Which brings me to my last point: is the Czech Republic about to become a minor EU growth engine, another Ireland? I first raised this point in this post, where I make a comparison with slow growth Portugal (which is, it will be remembered, inside the euro system, and suffering from all kinds of negative consequences following on from its initial dramatic entry). Certainly Czechia's demographics are very different from those of Ireland, but it does have a large number of young people who are able, willing and under-employed, and if it can get those network effects rolling and continue the forced march up the value chain, then being a small country it may be able to attract inward migrants in sufficient quantities to make all the difference. Who knows. As the Spanish like to say, que sera, sera.

Friday, January 20, 2006

The Czech Growth Engine?

Interesting news from the Czech Republic in this week:

The Czech republic has joined Slovenia among new member states with higher levels of wealth per capita than old member Portugal, according to European Commission statistics.

The central European country enjoyed gross income per capita of 73 percent of the EU 25 average last year compared to 71 percent in Portugal, according to the latest estimate by the commission's statistical wing, Eurostat....

The results have left Slovenia and the Czech republic chasing Greece, on 83 percent, as the next old member state to overtake, with Slovenia set to draw level with Greece by 2007 and the Czech republic to narrow the gap further in the next two years, the study predicts.

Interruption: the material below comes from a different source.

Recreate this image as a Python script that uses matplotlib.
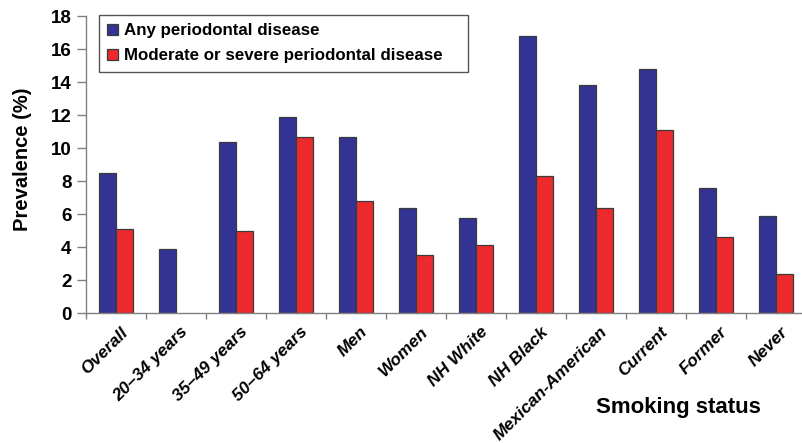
import matplotlib
matplotlib.use("Agg")
import matplotlib.pyplot as plt
import matplotlib.transforms as mtransforms
import numpy as np

plt.rcParams['font.family'] = ['Liberation Sans', 'DejaVu Sans']

categories = ["Overall", "20\u201334 years", "35\u201349 years", "50\u201364 years", "Men", "Women",
              "NH White", "NH Black", "Mexican-American", "Current", "Former", "Never"]
any_pd = [8.5, 3.9, 10.4, 11.9, 10.7, 6.4, 5.8, 16.8, 13.8, 14.8, 7.6, 5.9]
mod_severe_pd = [5.1, np.nan, 5.0, 10.7, 6.8, 3.5, 4.15, 8.3, 6.4, 11.1, 4.6, 2.35]

blue = "#333394"
red = "#ec2a2e"
edge = "#3a3a3a"
axis_grey = "#808080"

W, H = 803, 443
fig = plt.figure(figsize=(W / 100, H / 100), dpi=100)
ax = fig.add_axes([86 / W, 129.7 / H, 720 / W, 297.3 / H])

x = np.arange(len(categories))
bw = 0.285
ax.bar(x - bw / 2, any_pd, bw, color=blue, edgecolor=edge, linewidth=0.9,
       label="Any periodontal disease")
ax.bar(x + bw / 2, mod_severe_pd, bw, color=red, edgecolor=edge, linewidth=0.9,
       label="Moderate or severe periodontal disease")

ax.set_xlim(-0.5, len(categories) - 0.5)
ax.set_ylim(0, 18)
ax.set_yticks(range(0, 19, 2))
ax.tick_params(axis='y', labelsize=13.5, length=6.5, width=1, color=axis_grey, pad=4)
for t in ax.get_yticklabels():
    t.set_fontweight('bold')

# category labels at centres, tick marks at the boundaries
ax.set_xticks(x)
ax.set_xticklabels(categories, rotation=45, ha='right', va='top', rotation_mode='anchor',
                   fontsize=12.5, fontweight='bold', fontstyle='italic')
ax.tick_params(axis='x', which='major', length=0, pad=8)
ax.set_xticks(np.arange(-0.5, len(categories), 1.0), minor=True)
ax.tick_params(axis='x', which='minor', length=4, width=1, color=axis_grey)
shift = mtransforms.ScaledTranslation(4 / 100, 0, fig.dpi_scale_trans)
for t in ax.get_xticklabels():
    t.set_transform(t.get_transform() + shift)

for side in ['top', 'right']:
    ax.spines[side].set_visible(False)
for side in ['left', 'bottom']:
    ax.spines[side].set_color(axis_grey)
    ax.spines[side].set_linewidth(1)

fig.text(23 / W, 1 - 159 / H, "Prevalence (%)", rotation=90, ha='center', va='center',
         fontsize=14.5, fontweight='bold')
fig.text(678 / W, 1 - 408 / H, "Smoking status", ha='center', va='center',
         fontsize=16, fontweight='bold')

leg = ax.legend(loc='upper left', mode='expand',
                bbox_to_anchor=(98.7 / W, 1 - 68 / H, 369 / W, 53.3 / H),
                bbox_transform=fig.transFigure, borderaxespad=0, fancybox=False,
                framealpha=1, edgecolor="#555555", prop={'size': 12.2, 'weight': 'bold'},
                handlelength=0.65, handleheight=0.65, handletextpad=0.35,
                borderpad=0.5, labelspacing=0.6)
leg.get_frame().set_linewidth(1)

fig.savefig("out.png", dpi=100)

This now raises some interesting questions. How will Slovenia's future growth compare with that of the Czech Republic (remember Slovenia is about to join the eurozone on 1 January 2007 while the Czech Republic is in no particular hurry to join)? What is the relation between Portugal's low-growth and eurozonemembership? Will the Czech Republic now overtake Greece?

We can also, I think, see more clearly some appropriate comparisons for testing the 'euro has been a spectacular success' hypothesis: we can look at the UK vs France, Finland vs Sweden and Denmark, and we can look at the Czech Republic vs Portugal.